Report split bugs to [email protected]
GNU coreutils home page: <http://www.gnu.org/software/coreutils/>
General help using GNU software: <http://www.gnu.org/gethelp/>
For complete documentation, run: info coreutils 'split invocation'
使用
查看文件大小
[root@server ~]# ll -h
total 4.0K
-rw-r--r-- 1 root root 1.5K Mar 12 10:19 netstat.log.bz2
按bytes分割文件
[root@server ~]# split -d -b 1K netstat.log.bz2 netstat.log.bz2.
[root@server ~]# ll -h
total 12K
-rw-r--r-- 1 root root 1.5K Mar 12 10:19 netstat.log.bz2
-rw-r--r-- 1 root root 1.0K Mar 12 10:22 netstat.log.bz2.00
-rw-r--r-- 1 root root 500 Mar 12 10:22 netstat.log.bz2.01
測試分割後文件的完整性
[root@server ~]# bzip2 -v -t netstat.log.bz2.00
netstat.log.bz2.00: file ends unexpectedly
You can use the `bzip2recover' program to attempt to recover
data from undamaged sections of corrupted files.
[root@server ~]# bzip2 -v -t netstat.log.bz2.01
netstat.log.bz2.01: bad magic number (file not created by bzip2)
You can use the `bzip2recover' program to attempt to recover
data from undamaged sections of corrupted files.
合並分割後的文件
[root@server ~]# cat netstat.log.bz2.0[0-1] > netstat.log.recover.bz2
測試合並後文件的完整性
[root@server ~]# bzip2 -v -t netstat.log.recover.bz2
netstat.log.recover.bz2: ok
注意
-a 指定後綴名的長度。

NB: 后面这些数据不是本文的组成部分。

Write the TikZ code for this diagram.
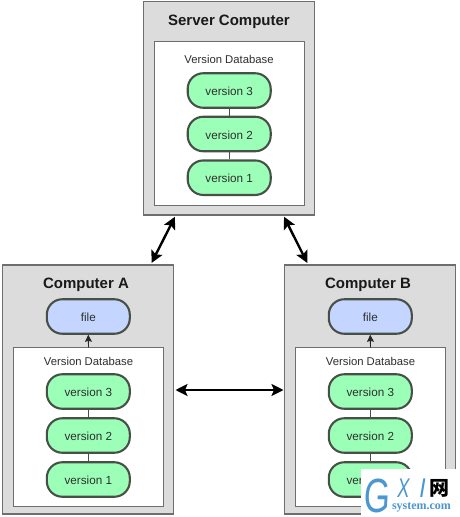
\documentclass[tikz,border=0pt]{standalone}
\usepackage{fontspec}
\setmainfont{Liberation Sans}
\newfontfamily\wmserif{Liberation Serif}
\newfontfamily\wmcjk{Noto Sans CJK SC}
\usetikzlibrary{arrows.meta}
\definecolor{boxgray}{HTML}{DCDCDC}
\definecolor{edgegray}{HTML}{6E6E6E}
\definecolor{pillgreen}{HTML}{9CFFB8}
\definecolor{pillblue}{HTML}{C4D6FF}
\definecolor{pilledge}{HTML}{475047}
\definecolor{txt}{HTML}{2E2E2E}
\definecolor{wmblue}{HTML}{4A97D2}
\tikzset{
 outerbox/.style={draw=edgegray,fill=boxgray,line width=1.1pt,minimum width=171pt,minimum height=#1,inner sep=0pt},
 innerbox/.style={draw=edgegray,fill=white,line width=1pt,minimum width=150pt,minimum height=#1,inner sep=0pt},
 pill/.style={draw=pilledge,line width=2.1pt,rounded corners=15.5pt,minimum width=83pt,minimum height=34.5pt,inner sep=0pt,font=\fontsize{11.7}{13}\selectfont,text=txt,text height=10.4pt,text depth=0pt},
 vpill/.style={pill,fill=pillgreen},
 fpill/.style={pill,fill=pillblue},
 titletext/.style={font=\fontsize{15}{17}\bfseries\selectfont,text=black!90,inner sep=0pt},
 dbtext/.style={font=\fontsize{11.3}{13}\selectfont,text=txt,inner sep=0pt},
 link/.style={draw=pilledge,line width=1pt},
 sync/.style={draw=black,line width=2.4pt,{Stealth[length=12pt,width=12pt,inset=2.5pt]}-{Stealth[length=12pt,width=12pt,inset=2.5pt]}},
 fetch/.style={draw=black!85,line width=.9pt,-{Stealth[length=7pt,width=7pt,inset=1pt]}},
 wmtext/.style={inner sep=0pt,text=wmblue},
}
\begin{document}
\begin{tikzpicture}[x=1pt,y=-1pt]
\useasboundingbox (0,0) rectangle (459,517);
\fill[white] (0,0) rectangle (459,517);
% Server
\node[outerbox=213.5pt] (sbox) at (229.2,108.2) {};
\node[innerbox=163.5pt] (sdb) at (229.2,123.7) {};
\node[titletext] (stitle) at (229,22) {Server Computer};
\node[dbtext] (sdbt) at (229,59.8) {Version Database};
\node[vpill] (s3) at (229.2,90.5) {version 3};
\node[vpill] (s2) at (229.2,134) {version 2};
\node[vpill] (s1) at (229.2,177.7) {version 1};
\draw[link] (s3) -- (s2);
\draw[link] (s2) -- (s1);
% A
\node[outerbox=249pt] (abox) at (88,389.5) {};
\node[innerbox=158.5pt] (adb) at (88.5,427) {};
\node[titletext] (atitle) at (86,284.5) {Computer A};
\node[fpill] (af) at (88.3,316.5) {file};
\node[dbtext] (adbt) at (88.5,361) {Version Database};
\node[vpill] (a3) at (88.3,391.5) {version 3};
\node[vpill] (a2) at (88.3,435.5) {version 2};
\node[vpill] (a1) at (88.3,479.5) {version 1};
\draw[link] (a3) -- (a2);
\draw[link] (a2) -- (a1);
\draw[fetch] (adb.north) -- (af.south);
% B
\node[outerbox=249pt] (bbox) at (370.3,389.5) {};
\node[innerbox=158.5pt] (bdb) at (370.5,427) {};
\node[titletext] (btitle) at (368,284.5) {Computer B};
\node[fpill] (bf) at (370.3,316.5) {file};
\node[dbtext] (bdbt) at (370.5,361) {Version Database};
\node[vpill] (b3) at (370.3,391.5) {version 3};
\node[vpill] (b2) at (370.3,435.5) {version 2};
\node[vpill] (b1) at (370.3,479.5) {version 1};
\draw[link] (b3) -- (b2);
\draw[link] (b2) -- (b1);
\draw[fetch] (bdb.north) -- (bf.south);
% sync arrows
\coordinate (sa1) at (175,216.7);
\coordinate (sa2) at (151.5,263);
\coordinate (sb1) at (284,216.7);
\coordinate (sb2) at (307.3,263);
\coordinate (ab1) at (175.5,390);
\coordinate (ab2) at (283.5,390);
\draw[sync] (sa1) -- (sa2);
\draw[sync] (sb1) -- (sb2);
\draw[sync] (ab1) -- (ab2);
% watermark
\fill[white] (361,469) rectangle (459,517);
\node[wmtext,font=\fontsize{48}{48}\selectfont,xscale=.7,xslant=.08,transform shape] (wg) at (377,496) {G};
\node[wmtext,font=\fontsize{27}{27}\itshape\selectfont,xscale=.68,transform shape] (wx) at (403.5,488) {X};
\node[wmtext,font=\fontsize{27}{27}\itshape\selectfont,xscale=.85,transform shape] (wi) at (422.5,488) {I};
\node[inner sep=0pt,text=black,font=\wmcjk\bfseries\fontsize{20}{20}\selectfont] (wn) at (439,488) {网};
\node[wmtext,font=\wmserif\fontsize{12}{13}\bfseries\selectfont] (ws) at (421.5,507.5) {system.com};
\end{tikzpicture}
\end{document}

根據數字或字母,可以確定分割後的最大文件數
如果後綴為數字[0-9],則分割後最多有 10 ** ${suffix_length};
如果後綴為字母[a-z],則分割後最多有 26 ** ${suffix_length};
通常在使用split分割文件前,根據原文件大小,分割後大小,估算下分割後文件數量,以此確定合適的分割分割後綴和後綴長度,否則可能出現後綴不夠用的情況。
查看要分割的文件大小
[test@server ~]$ wc netstat.log
302 1918 23945 netstat.log
按行分割文件
[test@server ~]$ split -a 2 -d -l 2 --verbose netstat.log netstat.log.
creating file `netstat.log.00'
... ...
creating file `netstat.log.99'
split: output file suffixes exhausted
該文件有302行,按2行一個文件進行分割,則會產生151(302/2)個文件。但在分割時,使用數字為後綴,長度為2,則最多能夠產生 10 ** 2 = 100個文件,顯然不夠用。